### What is asked
Pick out every line holding the string "this" and copy it.

### Stored records

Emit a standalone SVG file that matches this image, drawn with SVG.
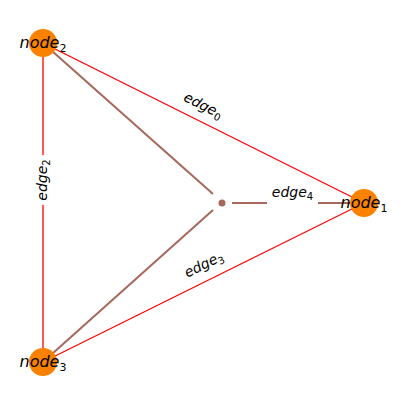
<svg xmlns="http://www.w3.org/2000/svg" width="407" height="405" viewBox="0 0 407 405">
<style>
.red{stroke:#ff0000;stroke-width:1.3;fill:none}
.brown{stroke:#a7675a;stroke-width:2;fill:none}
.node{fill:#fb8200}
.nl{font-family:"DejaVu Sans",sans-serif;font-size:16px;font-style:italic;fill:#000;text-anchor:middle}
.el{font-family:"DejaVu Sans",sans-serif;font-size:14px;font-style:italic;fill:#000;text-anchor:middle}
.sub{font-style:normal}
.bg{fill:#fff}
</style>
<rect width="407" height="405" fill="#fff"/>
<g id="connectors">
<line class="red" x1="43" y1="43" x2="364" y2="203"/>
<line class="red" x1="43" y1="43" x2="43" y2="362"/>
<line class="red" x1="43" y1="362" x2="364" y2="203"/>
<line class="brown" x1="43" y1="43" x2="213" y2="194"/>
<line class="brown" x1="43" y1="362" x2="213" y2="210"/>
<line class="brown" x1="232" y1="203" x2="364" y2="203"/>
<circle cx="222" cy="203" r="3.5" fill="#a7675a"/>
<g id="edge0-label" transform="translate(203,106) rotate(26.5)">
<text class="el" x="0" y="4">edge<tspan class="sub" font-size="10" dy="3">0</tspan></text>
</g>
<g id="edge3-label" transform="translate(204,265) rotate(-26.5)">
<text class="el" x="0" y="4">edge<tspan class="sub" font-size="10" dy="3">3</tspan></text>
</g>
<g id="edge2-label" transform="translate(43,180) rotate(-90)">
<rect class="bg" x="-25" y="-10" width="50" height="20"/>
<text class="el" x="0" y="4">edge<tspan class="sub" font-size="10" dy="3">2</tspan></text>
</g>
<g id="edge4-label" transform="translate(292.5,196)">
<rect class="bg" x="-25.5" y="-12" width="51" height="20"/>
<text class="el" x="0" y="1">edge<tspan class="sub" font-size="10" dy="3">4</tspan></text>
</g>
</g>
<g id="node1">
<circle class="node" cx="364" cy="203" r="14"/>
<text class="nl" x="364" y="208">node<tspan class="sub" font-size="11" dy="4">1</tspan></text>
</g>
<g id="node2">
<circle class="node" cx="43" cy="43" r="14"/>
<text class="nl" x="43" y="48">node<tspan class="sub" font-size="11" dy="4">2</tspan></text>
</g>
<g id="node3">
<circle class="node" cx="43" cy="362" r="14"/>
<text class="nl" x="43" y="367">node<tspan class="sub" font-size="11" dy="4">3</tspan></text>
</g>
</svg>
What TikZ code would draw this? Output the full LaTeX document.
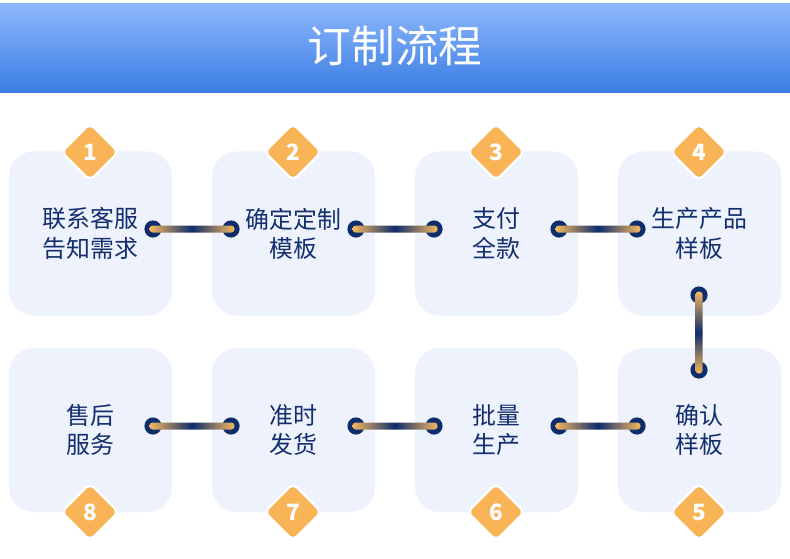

### Complete answer
Emit a standalone SVG file that matches this image, drawn with SVG.
What TikZ code would draw this? Output the full LaTeX document.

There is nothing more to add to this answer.